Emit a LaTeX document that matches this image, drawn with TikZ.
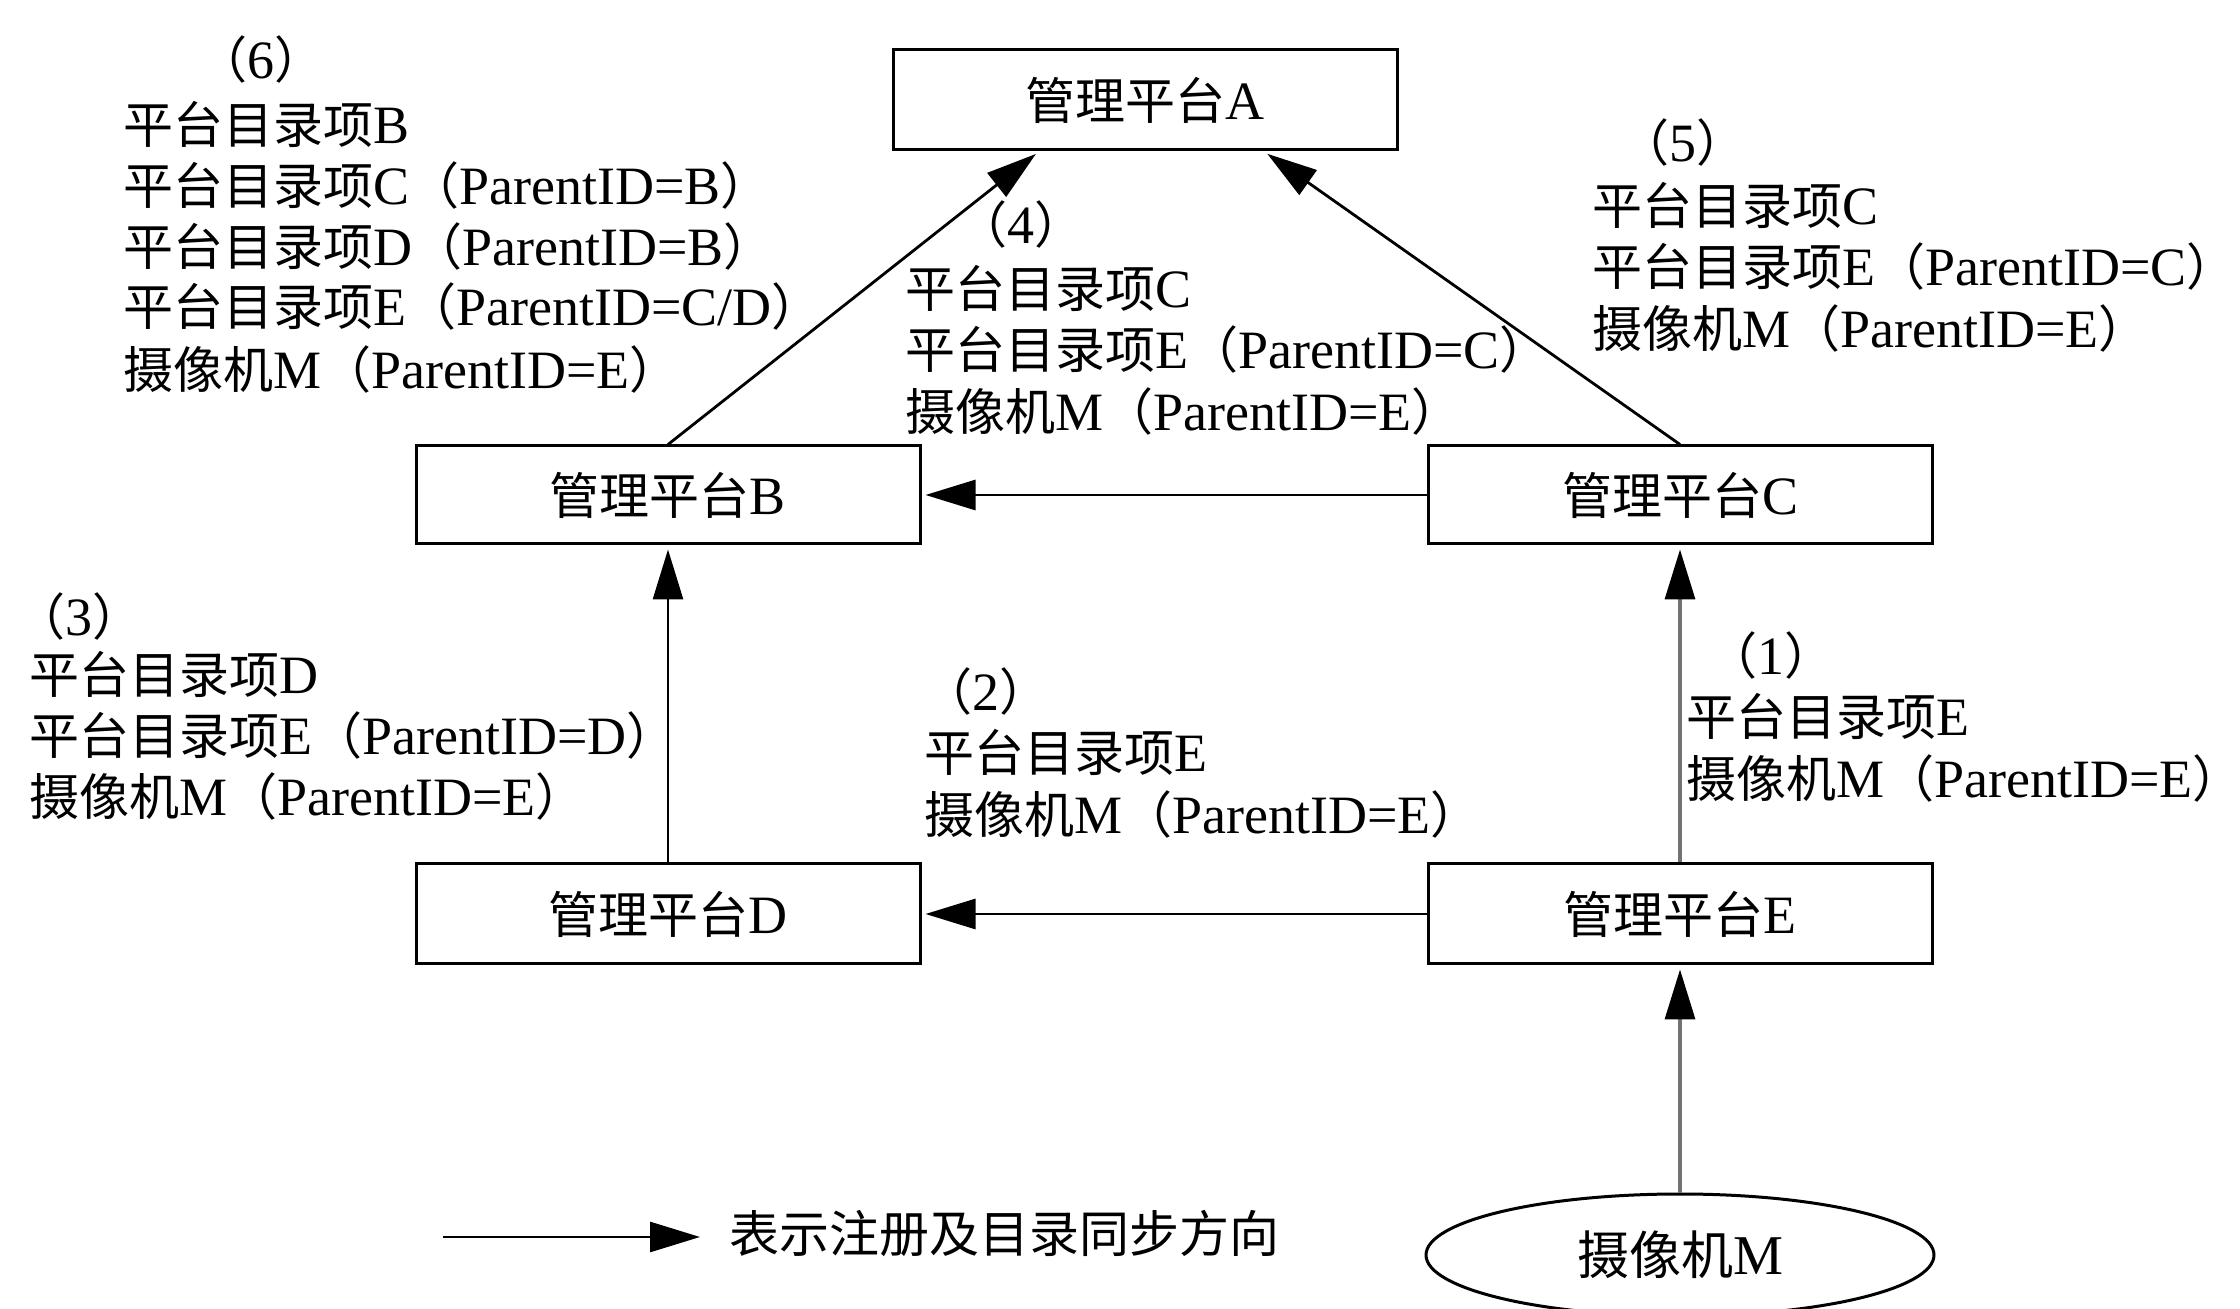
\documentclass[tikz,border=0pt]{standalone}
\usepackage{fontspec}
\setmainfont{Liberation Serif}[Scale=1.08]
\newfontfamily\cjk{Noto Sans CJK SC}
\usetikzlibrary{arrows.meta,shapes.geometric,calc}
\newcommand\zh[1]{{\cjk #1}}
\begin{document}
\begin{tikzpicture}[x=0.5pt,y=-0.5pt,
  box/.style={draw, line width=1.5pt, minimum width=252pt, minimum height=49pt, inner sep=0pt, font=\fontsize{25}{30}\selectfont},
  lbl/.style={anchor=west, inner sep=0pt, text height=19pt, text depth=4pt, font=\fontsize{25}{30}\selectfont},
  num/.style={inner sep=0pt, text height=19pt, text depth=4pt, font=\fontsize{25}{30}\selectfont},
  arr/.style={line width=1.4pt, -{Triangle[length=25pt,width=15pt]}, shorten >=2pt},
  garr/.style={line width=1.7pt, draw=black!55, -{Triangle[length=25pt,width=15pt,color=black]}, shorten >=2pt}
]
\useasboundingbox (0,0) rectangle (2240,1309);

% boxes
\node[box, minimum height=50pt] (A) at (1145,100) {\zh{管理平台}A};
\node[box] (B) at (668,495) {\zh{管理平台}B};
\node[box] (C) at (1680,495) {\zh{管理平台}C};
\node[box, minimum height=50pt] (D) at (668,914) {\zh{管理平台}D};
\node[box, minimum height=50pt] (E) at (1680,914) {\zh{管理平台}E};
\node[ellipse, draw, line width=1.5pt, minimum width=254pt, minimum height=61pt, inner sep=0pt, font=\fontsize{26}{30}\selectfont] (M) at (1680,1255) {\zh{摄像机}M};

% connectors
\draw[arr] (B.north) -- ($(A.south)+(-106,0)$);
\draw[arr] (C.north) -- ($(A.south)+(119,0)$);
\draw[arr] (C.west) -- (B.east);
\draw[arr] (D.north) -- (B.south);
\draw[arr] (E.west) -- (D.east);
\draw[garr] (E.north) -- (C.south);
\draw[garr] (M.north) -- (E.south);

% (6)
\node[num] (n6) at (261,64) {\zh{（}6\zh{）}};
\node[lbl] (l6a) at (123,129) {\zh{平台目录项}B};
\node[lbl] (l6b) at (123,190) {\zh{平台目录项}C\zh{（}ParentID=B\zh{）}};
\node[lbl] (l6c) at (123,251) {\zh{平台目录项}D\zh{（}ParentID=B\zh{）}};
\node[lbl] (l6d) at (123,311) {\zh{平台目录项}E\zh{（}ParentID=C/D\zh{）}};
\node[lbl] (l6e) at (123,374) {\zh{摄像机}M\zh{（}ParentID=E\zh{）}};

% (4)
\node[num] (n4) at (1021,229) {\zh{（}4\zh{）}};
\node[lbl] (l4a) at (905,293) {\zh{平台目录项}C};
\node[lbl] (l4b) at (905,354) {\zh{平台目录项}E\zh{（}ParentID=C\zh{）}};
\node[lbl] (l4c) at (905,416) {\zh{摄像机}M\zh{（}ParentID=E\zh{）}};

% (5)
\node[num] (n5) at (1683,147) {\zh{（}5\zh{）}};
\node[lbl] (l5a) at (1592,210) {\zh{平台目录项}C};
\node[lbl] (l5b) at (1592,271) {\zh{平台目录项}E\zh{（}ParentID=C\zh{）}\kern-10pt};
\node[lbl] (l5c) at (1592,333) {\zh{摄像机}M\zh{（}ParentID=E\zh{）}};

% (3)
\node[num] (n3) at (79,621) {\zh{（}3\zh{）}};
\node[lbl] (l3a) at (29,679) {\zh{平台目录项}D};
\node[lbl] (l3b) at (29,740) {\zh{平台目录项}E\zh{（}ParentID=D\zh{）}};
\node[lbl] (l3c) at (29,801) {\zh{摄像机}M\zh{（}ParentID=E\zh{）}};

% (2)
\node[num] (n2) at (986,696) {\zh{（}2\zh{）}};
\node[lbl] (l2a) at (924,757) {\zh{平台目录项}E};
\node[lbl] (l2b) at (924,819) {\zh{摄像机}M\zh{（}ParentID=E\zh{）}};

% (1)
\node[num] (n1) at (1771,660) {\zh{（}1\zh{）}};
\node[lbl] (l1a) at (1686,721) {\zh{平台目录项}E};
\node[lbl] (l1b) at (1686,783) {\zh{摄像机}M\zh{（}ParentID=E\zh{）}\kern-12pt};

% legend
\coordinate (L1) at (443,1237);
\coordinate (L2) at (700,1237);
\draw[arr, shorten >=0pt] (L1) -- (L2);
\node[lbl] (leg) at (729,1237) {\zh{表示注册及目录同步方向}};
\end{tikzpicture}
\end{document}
- - -
• _The exercise_
Write out the listing word for word, omitting the pictures it holds.

• _Result of this task_
Emit a LaTeX document that matches this image, drawn with TikZ.
\documentclass[tikz,border=0pt]{standalone}
\usepackage{fontspec}
\setmainfont{Liberation Serif}[Scale=1.08]
\newfontfamily\cjk{Noto Sans CJK SC}
\usetikzlibrary{arrows.meta,shapes.geometric,calc}
\newcommand\zh[1]{{\cjk #1}}
\begin{document}
\begin{tikzpicture}[x=0.5pt,y=-0.5pt,
  box/.style={draw, line width=1.5pt, minimum width=252pt, minimum height=49pt, inner sep=0pt, font=\fontsize{25}{30}\selectfont},
  lbl/.style={anchor=west, inner sep=0pt, text height=19pt, text depth=4pt, font=\fontsize{25}{30}\selectfont},
  num/.style={inner sep=0pt, text height=19pt, text depth=4pt, font=\fontsize{25}{30}\selectfont},
  arr/.style={line width=1.4pt, -{Triangle[length=25pt,width=15pt]}, shorten >=2pt},
  garr/.style={line width=1.7pt, draw=black!55, -{Triangle[length=25pt,width=15pt,color=black]}, shorten >=2pt}
]
\useasboundingbox (0,0) rectangle (2240,1309);

% boxes
\node[box, minimum height=50pt] (A) at (1145,100) {\zh{管理平台}A};
\node[box] (B) at (668,495) {\zh{管理平台}B};
\node[box] (C) at (1680,495) {\zh{管理平台}C};
\node[box, minimum height=50pt] (D) at (668,914) {\zh{管理平台}D};
\node[box, minimum height=50pt] (E) at (1680,914) {\zh{管理平台}E};
\node[ellipse, draw, line width=1.5pt, minimum width=254pt, minimum height=61pt, inner sep=0pt, font=\fontsize{26}{30}\selectfont] (M) at (1680,1255) {\zh{摄像机}M};

% connectors
\draw[arr] (B.north) -- ($(A.south)+(-106,0)$);
\draw[arr] (C.north) -- ($(A.south)+(119,0)$);
\draw[arr] (C.west) -- (B.east);
\draw[arr] (D.north) -- (B.south);
\draw[arr] (E.west) -- (D.east);
\draw[garr] (E.north) -- (C.south);
\draw[garr] (M.north) -- (E.south);

% (6)
\node[num] (n6) at (261,64) {\zh{（}6\zh{）}};
\node[lbl] (l6a) at (123,129) {\zh{平台目录项}B};
\node[lbl] (l6b) at (123,190) {\zh{平台目录项}C\zh{（}ParentID=B\zh{）}};
\node[lbl] (l6c) at (123,251) {\zh{平台目录项}D\zh{（}ParentID=B\zh{）}};
\node[lbl] (l6d) at (123,311) {\zh{平台目录项}E\zh{（}ParentID=C/D\zh{）}};
\node[lbl] (l6e) at (123,374) {\zh{摄像机}M\zh{（}ParentID=E\zh{）}};

% (4)
\node[num] (n4) at (1021,229) {\zh{（}4\zh{）}};
\node[lbl] (l4a) at (905,293) {\zh{平台目录项}C};
\node[lbl] (l4b) at (905,354) {\zh{平台目录项}E\zh{（}ParentID=C\zh{）}};
\node[lbl] (l4c) at (905,416) {\zh{摄像机}M\zh{（}ParentID=E\zh{）}};

% (5)
\node[num] (n5) at (1683,147) {\zh{（}5\zh{）}};
\node[lbl] (l5a) at (1592,210) {\zh{平台目录项}C};
\node[lbl] (l5b) at (1592,271) {\zh{平台目录项}E\zh{（}ParentID=C\zh{）}\kern-10pt};
\node[lbl] (l5c) at (1592,333) {\zh{摄像机}M\zh{（}ParentID=E\zh{）}};

% (3)
\node[num] (n3) at (79,621) {\zh{（}3\zh{）}};
\node[lbl] (l3a) at (29,679) {\zh{平台目录项}D};
\node[lbl] (l3b) at (29,740) {\zh{平台目录项}E\zh{（}ParentID=D\zh{）}};
\node[lbl] (l3c) at (29,801) {\zh{摄像机}M\zh{（}ParentID=E\zh{）}};

% (2)
\node[num] (n2) at (986,696) {\zh{（}2\zh{）}};
\node[lbl] (l2a) at (924,757) {\zh{平台目录项}E};
\node[lbl] (l2b) at (924,819) {\zh{摄像机}M\zh{（}ParentID=E\zh{）}};

% (1)
\node[num] (n1) at (1771,660) {\zh{（}1\zh{）}};
\node[lbl] (l1a) at (1686,721) {\zh{平台目录项}E};
\node[lbl] (l1b) at (1686,783) {\zh{摄像机}M\zh{（}ParentID=E\zh{）}\kern-12pt};

% legend
\coordinate (L1) at (443,1237);
\coordinate (L2) at (700,1237);
\draw[arr, shorten >=0pt] (L1) -- (L2);
\node[lbl] (leg) at (729,1237) {\zh{表示注册及目录同步方向}};
\end{tikzpicture}
\end{document}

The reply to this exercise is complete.